__WHAT TO WORK ON__.
Reproduce the data below in full and exclude every picture.
--------------------------------
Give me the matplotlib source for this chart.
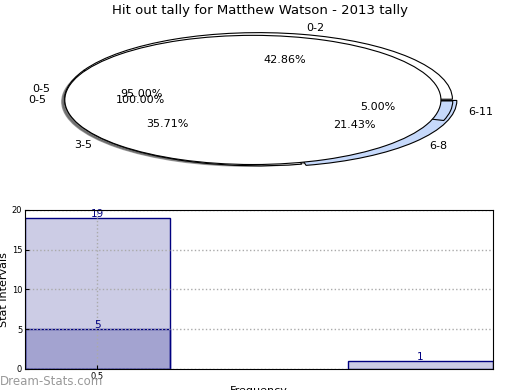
import numpy as np
import matplotlib
matplotlib.use('agg')
import matplotlib.pyplot as plt  # noqa

# pie data (three overlaid pies)
inner_labels = ['0-2', '3-5', '6-8']
inner_values = [6, 5, 3]
outer_labels = ['0-5', '6-11']
outer_values = [19, 1]
full_labels = ['0-5']
full_values = [5]

# bar data
bar_x = [0.0, 2.23]
bar_heights = [19, 1]
low_x = [0.0]
low_heights = [5]

fig = plt.figure(figsize=(5.2, 3.9), dpi=100)
fig.suptitle('Hit out tally for Matthew Watson - 2013 tally', fontsize=9.5, y=0.99)

# --- top: stretched pies
ax1 = fig.add_axes([0.0523, 0.545, 0.868, 0.3975])

wp = dict(edgecolor='black', linewidth=0.8)
tp = dict(fontsize=8)
sh = dict(ox=-0.012, oy=-0.02, shade=0.7)
blue = '#c6d9fb'

ax1.pie(inner_values, labels=inner_labels, colors=['white', 'white', blue],
        autopct='%.2f%%', radius=1.031, center=(0.03, 0.011), explode=[0, 0, 0.03],
        wedgeprops=wp, textprops=tp, frame=True)
ax1.pie(outer_values, labels=outer_labels, colors=['white', blue],
        autopct='%.2f%%', radius=0.979, center=(-0.015, 0.0), explode=[0, 0.1],
        shadow=sh, wedgeprops=wp, textprops=tp, frame=True)
ax1.pie(full_values, labels=full_labels, colors=['white'],
        autopct='%.2f%%', radius=1.0, center=(0.0, 0.0), shadow=sh,
        wedgeprops=wp, textprops=tp, frame=True)
ax1.set_aspect('auto')
ax1.set_xlim(-1.2, 1.2)
ax1.set_ylim(-1.2, 1.2)
ax1.axis('off')

# --- bottom: bars
ax2 = fig.add_axes([0.048, 0.054, 0.9, 0.408])
ax2.bar(bar_x, bar_heights, width=1.0, align='edge', color='navy', alpha=0.2)
ax2.bar(bar_x, bar_heights, width=1.0, align='edge', fill=False, edgecolor='navy', linewidth=1)
ax2.bar(low_x, low_heights, width=1.0, align='edge', color='navy', alpha=0.2)
ax2.bar(low_x, low_heights, width=1.0, align='edge', fill=False, edgecolor='navy', linewidth=1)

for x, h in zip(bar_x + low_x, bar_heights + low_heights):
    ax2.text(x + 0.5, h + 0.5, str(h), ha='center', va='center', color='navy', fontsize=7.5)

ax2.set_xlim(0, 3.23)
ax2.set_ylim(0, 20)
ax2.set_xticks([0.5])
ax2.set_xticklabels(['0.5'])
ax2.set_yticks([0, 5, 10, 15, 20])
ax2.tick_params(labelsize=6, direction='in', length=3, pad=2)
ax2.grid(True, color='#aaaaaa', linestyle=':', linewidth=1)
for sp in ax2.spines.values():
    sp.set_zorder(5)
ax2.set_ylabel('Stat Intervals', fontsize=8, labelpad=2)
ax2.set_xlabel('Frequency', fontsize=8, labelpad=4)

fig.text(0.0, 0.012, 'Dream-Stats.com', color='#999999', fontsize=8.5)

fig.savefig('out.png', dpi=100)
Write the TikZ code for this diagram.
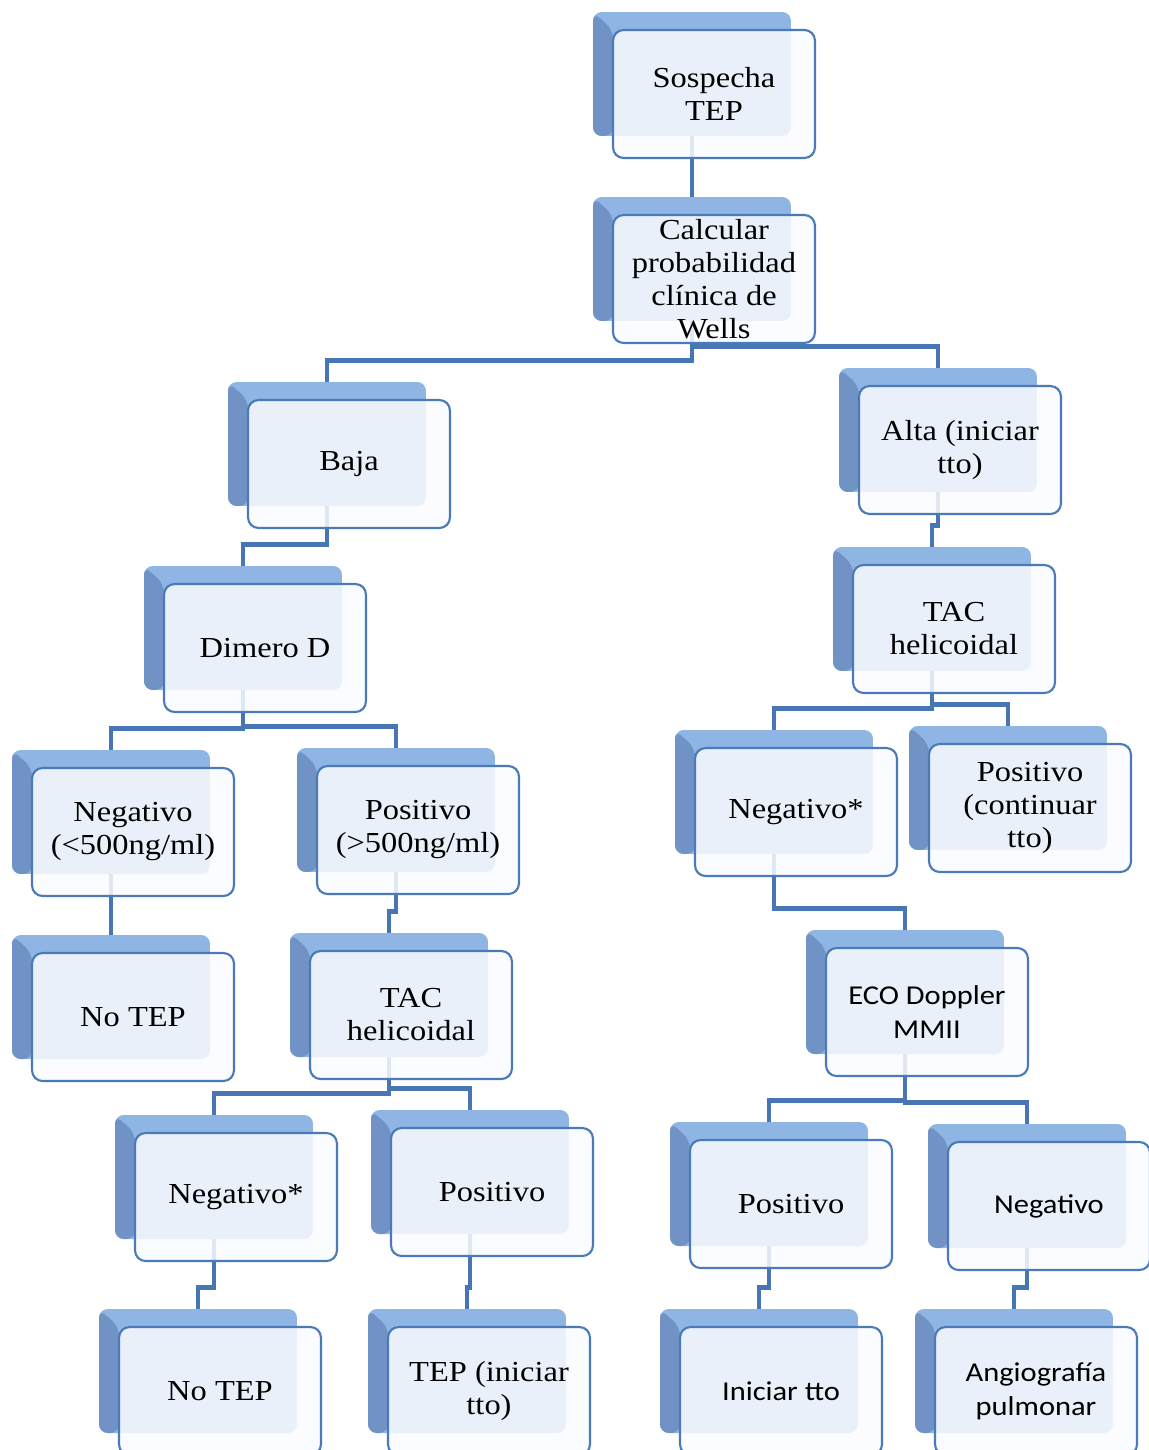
\documentclass[tikz,border=0pt]{standalone}
\usepackage{fontspec}
\setmainfont{Liberation Serif}[FakeStretch=1.12]
\newfontfamily\calfont{Carlito}[FakeStretch=1.12]
\usetikzlibrary{backgrounds}
\definecolor{backlight}{RGB}{143,181,228}
\definecolor{backdark}{RGB}{112,146,197}
\definecolor{frontline}{RGB}{74,122,184}
\definecolor{frontfill}{RGB}{250,251,255}
\definecolor{conblue}{RGB}{72,117,180}
\newcommand{\tepfont}{\fontsize{16.5}{18.8}\selectfont}
\newcommand{\calsize}{\calfont\fontsize{15.5}{19.4}\selectfont}
% box = blue back plate + light front card
\newcommand{\tepnode}[5][]{%
  \node[back] (b#2) at (#3,#4) {};
  \node[front,#1] (#2) at ([xshift=.44cm,yshift=-.4cm]b#2.center) {#5};}
\newcommand{\tepline}[2]{\draw[con] (b#1.south) |- ([yshift=.42cm]b#2.north) -- (b#2.north);}

\begin{document}
\begin{tikzpicture}[x=0.02cm, y=-0.02cm,
  back/.style={rounded corners=5pt, fill=backlight, inner sep=0pt,
    minimum width=3.96cm, minimum height=2.48cm,
    path picture={\fill[backdark] (path picture bounding box.north west) -- ++(0.4cm,-0.36cm)
      |- (path picture bounding box.south west) -- cycle;}},
  front/.style={draw=frontline, line width=1.2pt, rounded corners=6pt, fill=frontfill,
    fill opacity=0.85, text opacity=1, minimum width=4.04cm, minimum height=2.56cm,
    inner sep=2pt, align=center, font=\tepfont},
  sans/.style={font=\calsize},
  con/.style={draw=conblue, line width=2.7pt}]
 \useasboundingbox (0,0) rectangle (1149,1450);
 % top
 \tepnode{sosp}{692}{74}{Sospecha\\TEP}
 \tepnode{calc}{692}{259}{Calcular\\probabilidad\\clínica de\\Wells}
 % low probability branch
 \tepnode{baja}{327}{444}{Baja}
 \tepnode{dim}{243}{628}{Dimero D}
 \tepnode{negA}{111}{812}{Negativo\\(<500ng/ml)}
 \tepnode{posA}{396}{810}{Positivo\\(>500ng/ml)}
 \tepnode{notepA}{111}{997}{No TEP}
 \tepnode{tacA}{389}{995}{TAC\\helicoidal}
 \tepnode{negB}{214}{1177}{Negativo*}
 \tepnode{posB}{470}{1172}{Positivo}
 \tepnode{notepB}{198}{1371}{No TEP}
 \tepnode{tepini}{467}{1371}{TEP (iniciar\\tto)}
 % high probability branch
 \tepnode{alta}{938}{430}{Alta (iniciar\\tto)}
 \tepnode{tacB}{932}{609}{TAC\\helicoidal}
 \tepnode{negC}{774}{792}{Negativo*}
 \tepnode{posC}{1008}{788}{Positivo\\(continuar\\tto)}
 \tepnode[sans]{eco}{905}{992}{ECO Doppler\\MMII}
 \tepnode{posD}{769}{1184}{Positivo}
 \tepnode[sans]{negD}{1027}{1186}{Negativo}
 \tepnode[sans]{inicio}{759}{1371}{Iniciar tto}
 \tepnode[sans]{angio}{1014}{1371}{Angiografía\\pulmonar}
 % connectors
 \begin{pgfonlayer}{background}
  \tepline{sosp}{calc}
  \tepline{calc}{baja} \tepline{calc}{alta}
  \tepline{baja}{dim} \tepline{alta}{tacB}
  \tepline{dim}{negA} \tepline{dim}{posA}
  \tepline{tacB}{negC} \tepline{tacB}{posC}
  \tepline{negA}{notepA} \tepline{posA}{tacA} \tepline{negC}{eco}
  \tepline{tacA}{negB} \tepline{tacA}{posB}
  \tepline{eco}{posD} \tepline{eco}{negD}
  \tepline{negB}{notepB} \tepline{posB}{tepini}
  \tepline{posD}{inicio} \tepline{negD}{angio}
 \end{pgfonlayer}
\end{tikzpicture}
\end{document}
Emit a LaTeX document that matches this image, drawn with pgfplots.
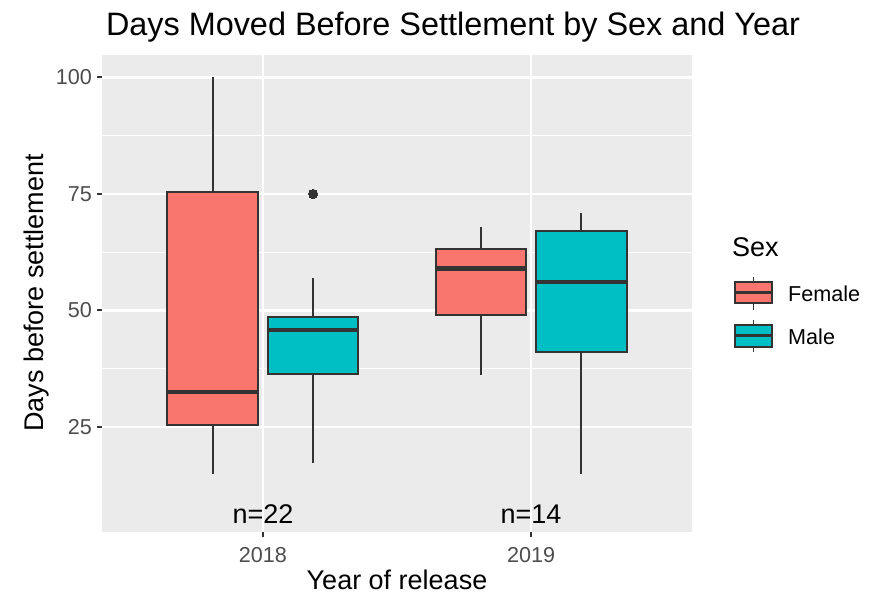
--------------------------------
__RESPONSE TO THIS EXERCISE__.
Give me the matplotlib source for this chart.
import numpy as np
import matplotlib
matplotlib.use('agg')
import matplotlib.pyplot as plt  # noqa

# pie data (three overlaid pies)
inner_labels = ['0-2', '3-5', '6-8']
inner_values = [6, 5, 3]
outer_labels = ['0-5', '6-11']
outer_values = [19, 1]
full_labels = ['0-5']
full_values = [5]

# bar data
bar_x = [0.0, 2.23]
bar_heights = [19, 1]
low_x = [0.0]
low_heights = [5]

fig = plt.figure(figsize=(5.2, 3.9), dpi=100)
fig.suptitle('Hit out tally for Matthew Watson - 2013 tally', fontsize=9.5, y=0.99)

# --- top: stretched pies
ax1 = fig.add_axes([0.0523, 0.545, 0.868, 0.3975])

wp = dict(edgecolor='black', linewidth=0.8)
tp = dict(fontsize=8)
sh = dict(ox=-0.012, oy=-0.02, shade=0.7)
blue = '#c6d9fb'

ax1.pie(inner_values, labels=inner_labels, colors=['white', 'white', blue],
        autopct='%.2f%%', radius=1.031, center=(0.03, 0.011), explode=[0, 0, 0.03],
        wedgeprops=wp, textprops=tp, frame=True)
ax1.pie(outer_values, labels=outer_labels, colors=['white', blue],
        autopct='%.2f%%', radius=0.979, center=(-0.015, 0.0), explode=[0, 0.1],
        shadow=sh, wedgeprops=wp, textprops=tp, frame=True)
ax1.pie(full_values, labels=full_labels, colors=['white'],
        autopct='%.2f%%', radius=1.0, center=(0.0, 0.0), shadow=sh,
        wedgeprops=wp, textprops=tp, frame=True)
ax1.set_aspect('auto')
ax1.set_xlim(-1.2, 1.2)
ax1.set_ylim(-1.2, 1.2)
ax1.axis('off')

# --- bottom: bars
ax2 = fig.add_axes([0.048, 0.054, 0.9, 0.408])
ax2.bar(bar_x, bar_heights, width=1.0, align='edge', color='navy', alpha=0.2)
ax2.bar(bar_x, bar_heights, width=1.0, align='edge', fill=False, edgecolor='navy', linewidth=1)
ax2.bar(low_x, low_heights, width=1.0, align='edge', color='navy', alpha=0.2)
ax2.bar(low_x, low_heights, width=1.0, align='edge', fill=False, edgecolor='navy', linewidth=1)

for x, h in zip(bar_x + low_x, bar_heights + low_heights):
    ax2.text(x + 0.5, h + 0.5, str(h), ha='center', va='center', color='navy', fontsize=7.5)

ax2.set_xlim(0, 3.23)
ax2.set_ylim(0, 20)
ax2.set_xticks([0.5])
ax2.set_xticklabels(['0.5'])
ax2.set_yticks([0, 5, 10, 15, 20])
ax2.tick_params(labelsize=6, direction='in', length=3, pad=2)
ax2.grid(True, color='#aaaaaa', linestyle=':', linewidth=1)
for sp in ax2.spines.values():
    sp.set_zorder(5)
ax2.set_ylabel('Stat Intervals', fontsize=8, labelpad=2)
ax2.set_xlabel('Frequency', fontsize=8, labelpad=4)

fig.text(0.0, 0.012, 'Dream-Stats.com', color='#999999', fontsize=8.5)

fig.savefig('out.png', dpi=100)
Write the TikZ code for this diagram.
\documentclass[tikz,border=0pt]{standalone}
\usepackage{fontspec}
\setmainfont{Liberation Serif}[FakeStretch=1.12]
\newfontfamily\calfont{Carlito}[FakeStretch=1.12]
\usetikzlibrary{backgrounds}
\definecolor{backlight}{RGB}{143,181,228}
\definecolor{backdark}{RGB}{112,146,197}
\definecolor{frontline}{RGB}{74,122,184}
\definecolor{frontfill}{RGB}{250,251,255}
\definecolor{conblue}{RGB}{72,117,180}
\newcommand{\tepfont}{\fontsize{16.5}{18.8}\selectfont}
\newcommand{\calsize}{\calfont\fontsize{15.5}{19.4}\selectfont}
% box = blue back plate + light front card
\newcommand{\tepnode}[5][]{%
  \node[back] (b#2) at (#3,#4) {};
  \node[front,#1] (#2) at ([xshift=.44cm,yshift=-.4cm]b#2.center) {#5};}
\newcommand{\tepline}[2]{\draw[con] (b#1.south) |- ([yshift=.42cm]b#2.north) -- (b#2.north);}

\begin{document}
\begin{tikzpicture}[x=0.02cm, y=-0.02cm,
  back/.style={rounded corners=5pt, fill=backlight, inner sep=0pt,
    minimum width=3.96cm, minimum height=2.48cm,
    path picture={\fill[backdark] (path picture bounding box.north west) -- ++(0.4cm,-0.36cm)
      |- (path picture bounding box.south west) -- cycle;}},
  front/.style={draw=frontline, line width=1.2pt, rounded corners=6pt, fill=frontfill,
    fill opacity=0.85, text opacity=1, minimum width=4.04cm, minimum height=2.56cm,
    inner sep=2pt, align=center, font=\tepfont},
  sans/.style={font=\calsize},
  con/.style={draw=conblue, line width=2.7pt}]
 \useasboundingbox (0,0) rectangle (1149,1450);
 % top
 \tepnode{sosp}{692}{74}{Sospecha\\TEP}
 \tepnode{calc}{692}{259}{Calcular\\probabilidad\\clínica de\\Wells}
 % low probability branch
 \tepnode{baja}{327}{444}{Baja}
 \tepnode{dim}{243}{628}{Dimero D}
 \tepnode{negA}{111}{812}{Negativo\\(<500ng/ml)}
 \tepnode{posA}{396}{810}{Positivo\\(>500ng/ml)}
 \tepnode{notepA}{111}{997}{No TEP}
 \tepnode{tacA}{389}{995}{TAC\\helicoidal}
 \tepnode{negB}{214}{1177}{Negativo*}
 \tepnode{posB}{470}{1172}{Positivo}
 \tepnode{notepB}{198}{1371}{No TEP}
 \tepnode{tepini}{467}{1371}{TEP (iniciar\\tto)}
 % high probability branch
 \tepnode{alta}{938}{430}{Alta (iniciar\\tto)}
 \tepnode{tacB}{932}{609}{TAC\\helicoidal}
 \tepnode{negC}{774}{792}{Negativo*}
 \tepnode{posC}{1008}{788}{Positivo\\(continuar\\tto)}
 \tepnode[sans]{eco}{905}{992}{ECO Doppler\\MMII}
 \tepnode{posD}{769}{1184}{Positivo}
 \tepnode[sans]{negD}{1027}{1186}{Negativo}
 \tepnode[sans]{inicio}{759}{1371}{Iniciar tto}
 \tepnode[sans]{angio}{1014}{1371}{Angiografía\\pulmonar}
 % connectors
 \begin{pgfonlayer}{background}
  \tepline{sosp}{calc}
  \tepline{calc}{baja} \tepline{calc}{alta}
  \tepline{baja}{dim} \tepline{alta}{tacB}
  \tepline{dim}{negA} \tepline{dim}{posA}
  \tepline{tacB}{negC} \tepline{tacB}{posC}
  \tepline{negA}{notepA} \tepline{posA}{tacA} \tepline{negC}{eco}
  \tepline{tacA}{negB} \tepline{tacA}{posB}
  \tepline{eco}{posD} \tepline{eco}{negD}
  \tepline{negB}{notepB} \tepline{posB}{tepini}
  \tepline{posD}{inicio} \tepline{negD}{angio}
 \end{pgfonlayer}
\end{tikzpicture}
\end{document}
Emit a LaTeX document that matches this image, drawn with pgfplots.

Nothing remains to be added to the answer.